Needle Trolley - A laying tool you wear
My favorite laying tool is a needle trolley. You place it on your pointer finger and just stitch away. You don't have to worry about loosing it while you stitch or stopping to pick up your needle (or a cookie) which is close by. It becomes one of those very long finger nails. I have a friend that forgets she's wearing it until she pokes a hole in her cleaning glove. Just a warning!
A laying tool is a smooth, long and thin object used to get your fibers to lay down flat on the canvas.
There are decorative laying tools you can buy specifically for this purpose:
or you could also use a crochet hook or a large tapestry needle - anything that is smooth, long and narrow. The Needle Trolley has the same thin end, but allows you to place it on your finger - and it's adjustable, so one size fits all.
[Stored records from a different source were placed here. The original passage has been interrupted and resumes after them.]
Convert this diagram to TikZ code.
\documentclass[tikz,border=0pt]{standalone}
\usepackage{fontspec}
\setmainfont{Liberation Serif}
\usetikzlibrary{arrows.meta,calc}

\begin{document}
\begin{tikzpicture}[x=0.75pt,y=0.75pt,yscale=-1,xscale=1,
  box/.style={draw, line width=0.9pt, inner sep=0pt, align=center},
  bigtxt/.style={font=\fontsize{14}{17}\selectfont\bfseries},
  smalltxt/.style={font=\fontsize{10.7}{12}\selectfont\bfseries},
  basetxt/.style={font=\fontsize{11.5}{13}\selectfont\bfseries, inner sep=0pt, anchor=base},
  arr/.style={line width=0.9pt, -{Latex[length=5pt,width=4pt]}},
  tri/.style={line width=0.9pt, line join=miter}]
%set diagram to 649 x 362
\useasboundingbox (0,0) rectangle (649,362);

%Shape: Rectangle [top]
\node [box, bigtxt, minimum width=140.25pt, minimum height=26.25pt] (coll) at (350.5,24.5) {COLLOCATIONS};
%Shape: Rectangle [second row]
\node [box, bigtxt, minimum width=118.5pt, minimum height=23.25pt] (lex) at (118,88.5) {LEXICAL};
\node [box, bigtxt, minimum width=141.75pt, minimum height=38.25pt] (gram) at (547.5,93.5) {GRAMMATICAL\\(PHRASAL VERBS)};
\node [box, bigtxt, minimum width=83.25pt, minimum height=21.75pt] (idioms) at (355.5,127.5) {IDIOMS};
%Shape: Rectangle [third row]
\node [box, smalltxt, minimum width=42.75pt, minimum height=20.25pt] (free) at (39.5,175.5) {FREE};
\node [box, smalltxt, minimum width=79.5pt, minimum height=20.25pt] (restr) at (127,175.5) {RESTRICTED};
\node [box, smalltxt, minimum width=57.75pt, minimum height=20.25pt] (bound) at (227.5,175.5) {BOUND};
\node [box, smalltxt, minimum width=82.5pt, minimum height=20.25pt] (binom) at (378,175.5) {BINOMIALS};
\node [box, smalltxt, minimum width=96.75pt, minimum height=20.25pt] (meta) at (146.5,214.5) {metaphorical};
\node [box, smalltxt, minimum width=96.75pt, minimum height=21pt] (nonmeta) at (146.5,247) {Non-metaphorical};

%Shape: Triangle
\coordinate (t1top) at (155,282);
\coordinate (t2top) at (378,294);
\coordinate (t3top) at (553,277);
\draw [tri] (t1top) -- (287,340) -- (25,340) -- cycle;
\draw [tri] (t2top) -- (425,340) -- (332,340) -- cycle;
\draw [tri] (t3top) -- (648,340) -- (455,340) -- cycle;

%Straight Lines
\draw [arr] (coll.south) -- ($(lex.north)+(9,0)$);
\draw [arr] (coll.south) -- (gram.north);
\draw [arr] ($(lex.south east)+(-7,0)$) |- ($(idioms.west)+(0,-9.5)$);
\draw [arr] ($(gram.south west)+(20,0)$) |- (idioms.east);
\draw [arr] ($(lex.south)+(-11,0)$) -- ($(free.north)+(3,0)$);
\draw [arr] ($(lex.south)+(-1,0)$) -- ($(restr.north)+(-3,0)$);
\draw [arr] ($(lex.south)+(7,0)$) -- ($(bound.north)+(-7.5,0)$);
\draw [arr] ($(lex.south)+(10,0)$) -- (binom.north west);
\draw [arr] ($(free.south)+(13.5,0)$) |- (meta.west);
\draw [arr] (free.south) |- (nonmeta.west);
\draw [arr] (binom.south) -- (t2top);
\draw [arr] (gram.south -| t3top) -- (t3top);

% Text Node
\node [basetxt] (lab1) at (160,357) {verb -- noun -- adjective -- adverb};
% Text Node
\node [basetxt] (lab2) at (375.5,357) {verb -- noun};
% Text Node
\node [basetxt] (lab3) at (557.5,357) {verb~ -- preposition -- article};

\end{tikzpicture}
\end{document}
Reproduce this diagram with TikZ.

You don't need to use a laying tool all the time - unless you're entering a competition. So, when should you use one? The short answer is when your thread is stranded (especially if it has a luster to it like cotton and silk) and when your stitches are straight and parallel. Some stranded fibers e.g. cotton floss, can become twisted and make your stitches look uneven. Stitching a Satin stitch is the perfect opportunity to use a laying tool to get your stitches smooth, even and lustrous. Flat, untwisted stitches give much better coverage than their uneven, wayward cousins.
Here's a great video on how to use a laying tool by Mary Corbet, an instructor in the needle arts. You'll see, it's easy. And don't worry about her speed. She's moving at a snail's pace to demonstrate. It'll only slow you down a little. You'll find it easier if your work is mounted on a frame (stretcher bars), and always strip your threads first - separate the ply and lay them back together alongside each other before you stitch with them. But that's for another article.
And you can always use the laying tool with all stitches (just ask a certified Needle Arts teacher). As you can see, I used my Needle Trolley while stitching a basket weave stitch on "Cosmo girl" by Voila! Although the tent stitches are short, I wanted the skin to look even - this girl is too chic to have blemishes.